To: Gene W who wrote (202)7/25/2001 3:20:25 PM
From: joarel  Respond to of 216
 
SBC Communications Profits Rise

SAN ANTONIO, Texas, Jul 25, 2001 (AP Online via COMTEX) -- SBC Communications Inc. said Wednesday that second-quarter profits rose 11.9
percent, beating Wall Street expectations with help from growth in wireless, long-distance and data services.

The onetime Bell System phone company said it earned $2.07 billion, or 61 cents per share, in the April-June period, up from $1.85 billion, or 54
cents per share, a year ago.

That topped the expectation of analysts surveyed by Thomson Financial/First Call, who had a consensus estimate of 57 cents per share.

In morning trading on the New York Stock Exchange, SBC shares rose 3.1 percent, or $1.27 a share, to $42.07.

Revenue rose 3 percent to $13.59 billion from $13.19 billion, including SBC's 60 percent share of the Cingular wireless phone joint venture with
BellSouth Corp.

SBC said it remains "cautious about the rest of the year, especially because of uncertainty about the U.S. economy.

SBC said it expects modest revenue growth and continues to estimate full-year operating earnings in the range of $2.35 to $2.40 per share.

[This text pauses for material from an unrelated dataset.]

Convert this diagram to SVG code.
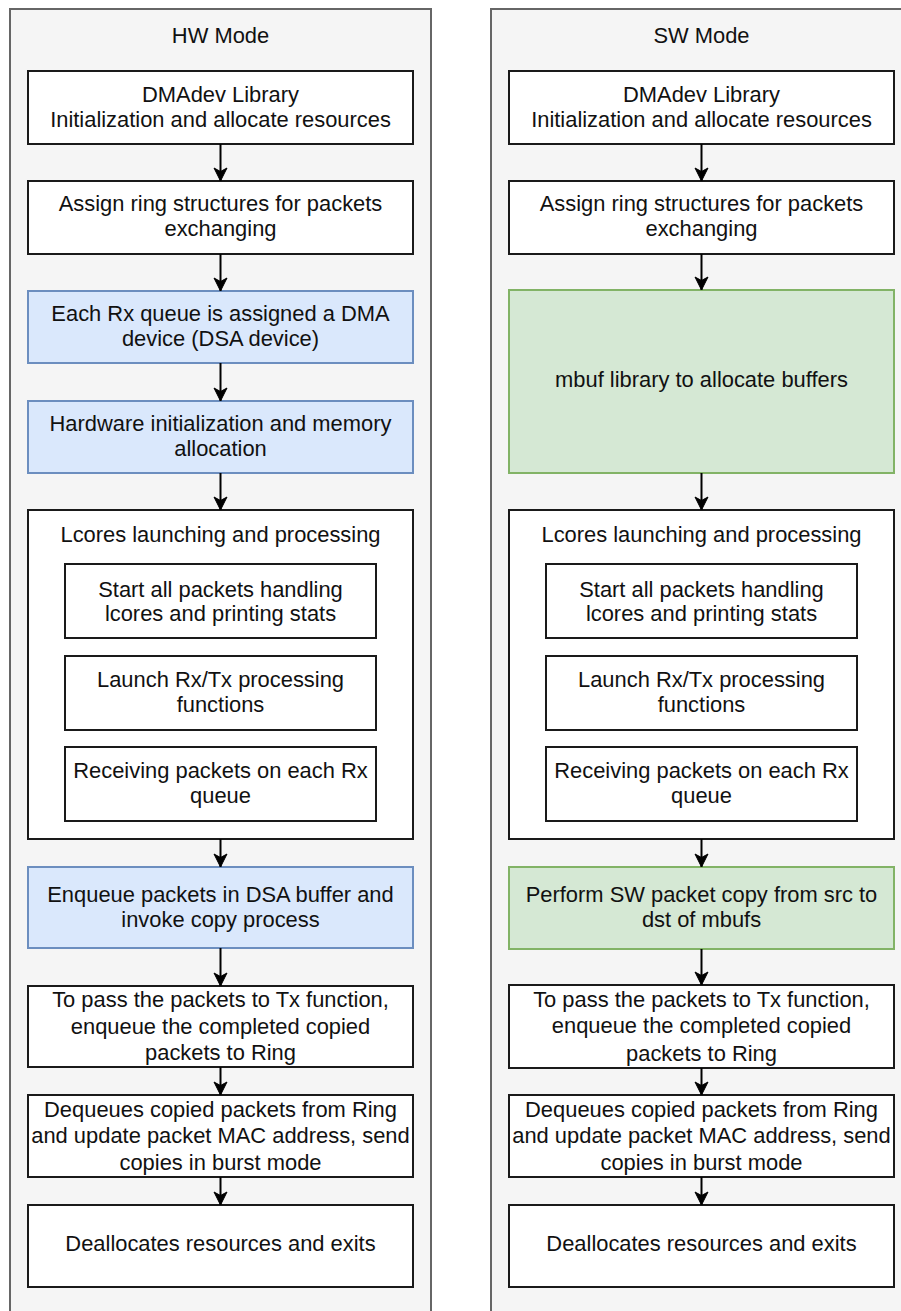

The San Antonio-based company said revenue from data services rose 28 percent to $2.2 billion, Cingular's customer count grew about 3 percent and
long-distance customers jumped 27 percent over the first quarter.

In the first six months of the year, SBC earned $3.9 billion, or $1.15 a share, up from $3.7 billion, or $1.07 a share, a year ago. Revenue was
$26.73 billion, up from $25.75 billion a year ago.



To: Gene W who wrote (202)10/14/2002 11:37:03 PM
From: Jesica Dawnet  Respond to of 216
 
Buddy, you don't know what you are posting.
SBC and fiber to homes ..... huh .... that is a laugh.
Plus, your link didn't even go anywhere.

Existing homes will never see that, and only new homes will see fiber (if even that). It has nothing to do with SBC. Those new homes need to have the fiber conduits already trenched, ready, and available for usage. This means any company can put fiber to those new homes. Plus a fiber backbone needs to be close enough, and even in that case, as usual, there are half a dozen telecoms that shared the cost for putting the conduits and fiber near by. This means any of those half a dozen telecoms can provide it, or any of the 7000 other ISPs can sell the fiber through one of those providers at even a lower cost than SBC.



To: Gene W who wrote (202)12/1/2002 2:08:17 PM
From: Gene W  Respond to of 216
 
I see link when I try it now just goes to SBC website. Sorry. FTTH proably was bad term. Pronto strategy was to make Fiber available at an appropriate distance from the home so that DSL woould be available. I'm sot sure exactly where that stands now, but with the Yahoo DSL push, I'm sure it is moving forward. (I recently got e-mail from SBC/Ameritech that it (DSL) is available in my area. Had been beyond DSL reach.